Researchers from Chalmers University of Technology, Sweden, have uncovered a striking new behavior of the 'strange metal' state of high temperature superconductors. The discovery represents an important piece of the puzzle for understanding these materials, and the findings have been published in the highly prestigious journal Science.
Superconductivity, where an electric current is transported without any losses, holds enormous potential for green technologies. For example, if it could be made to work at high enough temperatures, it could allow for lossless transport of renewable energy over great distances. Investigating this phenomenon is the aim of the research field of high temperature superconductivity. The current record stands at −130 degrees celsius, which might not seem like a high temperature, but it is when compared to standard superconductors which only work below −230 degrees celsius. While standard superconductivity is well understood, several aspects of high temperature superconductivity are still a puzzle to be solved. The newly published research focusses on the least understood property – the so called 'strange metal' state, appearing at temperatures higher than those that allow for superconductivity.
"This 'strange metal' state is aptly named. The materials really behave in a very unusual way, and it is something of a mystery among researchers. Our work now offers a new understanding of the phenomenon. Through novel experiments, we have learned crucial new information about how the strange metal state works" says Floriana Lombardi, Professor at the Quantum Device Physics Laboratory at the Department of Microtechnology and Nanoscience at Chalmers.

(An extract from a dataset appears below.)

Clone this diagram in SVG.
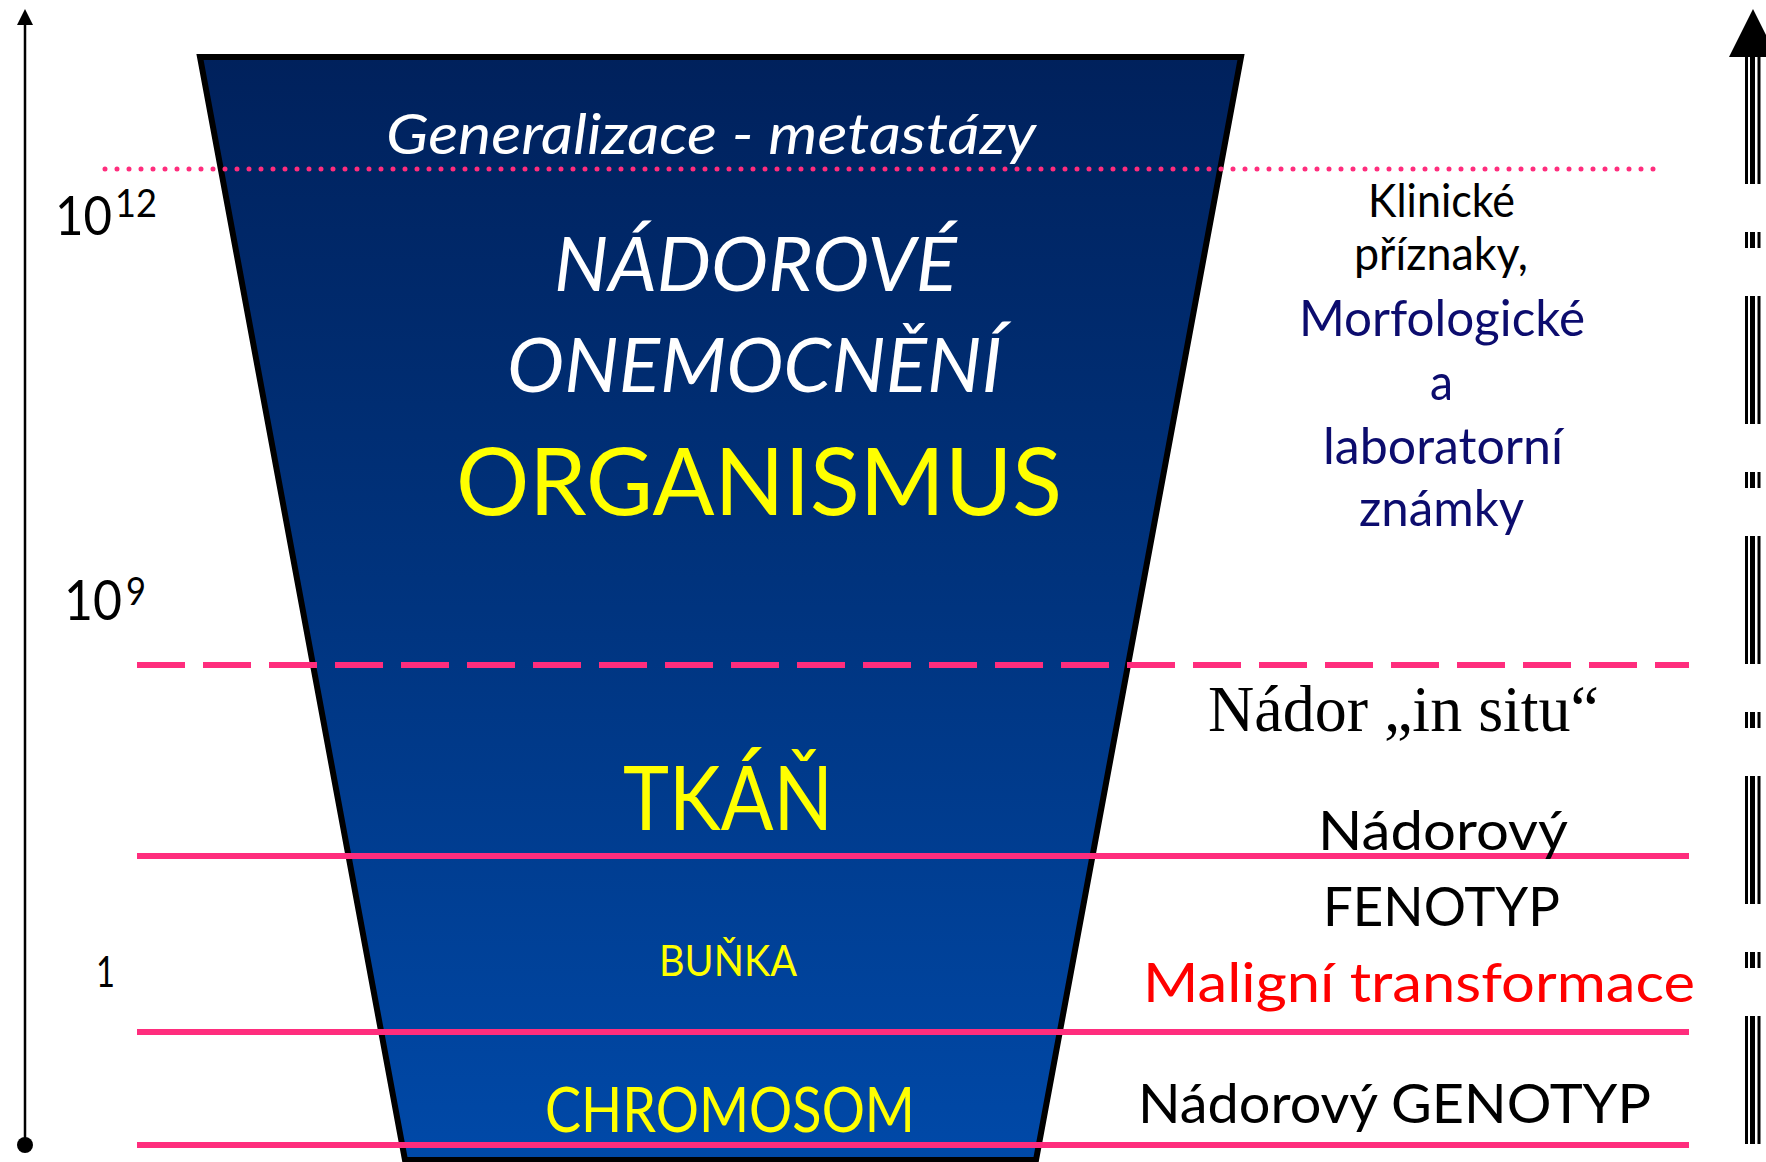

Believed to be based on quantum entanglement
The strange metal state got its name because its behavior when conducting electricity is, on the face of it, far too simple. In an ordinary metal, lots of different processes affect the electrical resistance – electrons can collide with the atomic lattice, with impurities, or with themselves, and each process has a different temperature dependence. This means that the resulting total resistance becomes a complicated function of the temperature. In sharp contrast, the resistance for strange metals is a linear function of temperature – meaning a straight line from the lowest attainable temperatures up to where the material melts.
"Such a simple behavior begs for a simple explanation based on a powerful principle, and for this type of quantum materials the principle is believed to be quantum entanglement." says Ulf Gran, Professor at the Division of Subatomic, High-Energy and Plasma Physics at the Department of Physics at Chalmers.
"Quantum entanglement is what Einstein called 'spooky action at a distance' and represents a way for electrons to interact which has no counterpart in classical physics. To explain the counterintuitive properties of the strange metal state, all particles need to be entangled with each other, leading to a soup of electrons in which individual particles cannot be discerned, and which constitutes a radically novel form of matter."
Exploring the connection with charge density waves
The key finding of the paper is that the authors discovered what kills the strange metal state. In high temperature superconductors, charge density waves (CDW), which are ripples of electric charge generated by patterns of electrons in the material lattice, occur when the strange metal phase breaks down. To explore this connection, nanoscale samples of the superconducting metal yttrium barium copper oxide were put under strain to suppress the charge density waves. This then led to the re-emergence of the strange metal state. By straining the metal, the researchers were able to thereby expand the strange metal state into the region previously dominated by CDW – making the 'strange metal' even stranger.
"The highest temperatures for the superconducting transition have been observed when the strange metal phase is more pronounced. Understanding this new phase of matter is therefore of utmost importance for being able to construct new materials that exhibit superconductivity at even higher temperatures," explains Floriana Lombardi.
The researchers' work indicates a close connection between the emergence of charge density waves and the breaking of the strange metal state – a potentially vital clue to understand the latter phenomenon, and which might represent one of the most striking evidence of quantum mechanical principles at the macro scale. The results also suggest a promising new avenue of research, using strain control to manipulate quantum materials.